Once a LookML Developer creates an Explore with an appropriate training dataset paired with the BQML ARIMA Block, a Looker business analyst can begin creating and evaluating time series forecasting models with BigQuery Machine Learning (BigQuery ML or BQML) functionality. They can also incorporate these forecasts in dashboards or custom analyses.
An ARIMA (autoregressive integrated moving average) model is a popular tool among data scientists for estimating future demand. This type of model uses past values in a time series to forecast future points while automatically detecting and correcting for anomalies, seasonality, and holiday effects.
ARIMA is the core algorithm used in BigQuery ML time series forecasting but not the only component. The model creation pipeline consists of these steps:
- Automatic cleaning adjustments (e.g., handle duplicate timestamps, missing data, irregular time intervals, spikes/abrupt changes)
- Holiday effects
- Seasonal and trend decomposition
- Trend modeling with ARIMA and Auto ARIMA
With BigQuery ML dozens of candidate models are trained and evaluated in parallel, and the best model is selected for you.
This Quick Start guide will outline how a business analyst can create and evaluate a forecast model.
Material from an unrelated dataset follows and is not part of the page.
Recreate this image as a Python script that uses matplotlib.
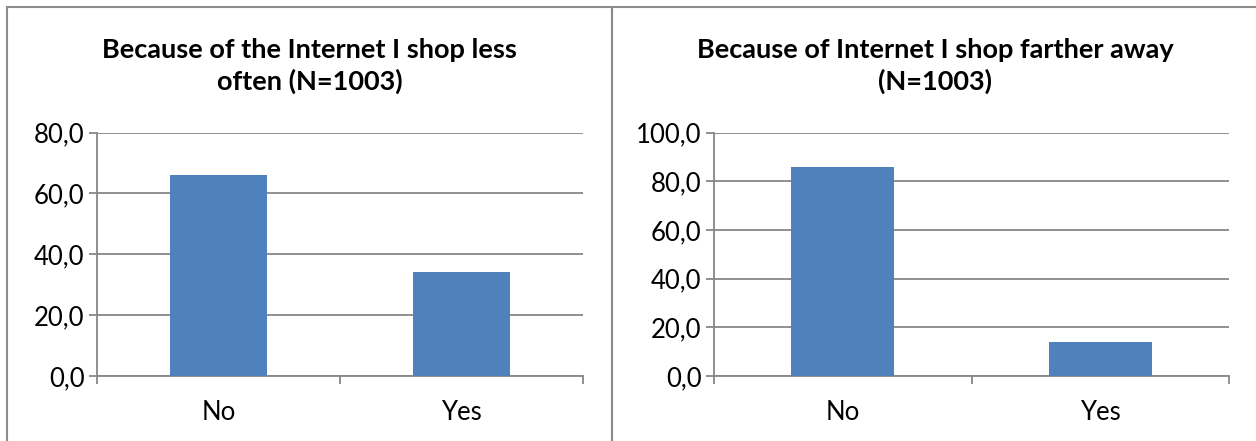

An Explore defined with BQML ARIMA Plus will include steps to create a model and steps to evaluate a model. We will describe these steps at a high-level and then discuss each step in more detail as we walk through the example Explore BQML ARIMA Plus: Google Analytics Forecast included with this block.
Note, Looker does provide Forecasting based on auto-ARIMA as part of select visualizations and works for several different databases. While you may see similar results between the two approaches, this Block leverages the best of BigQuery Machine Learning and provides a full range of modeling components including holiday effects and anomaly detection.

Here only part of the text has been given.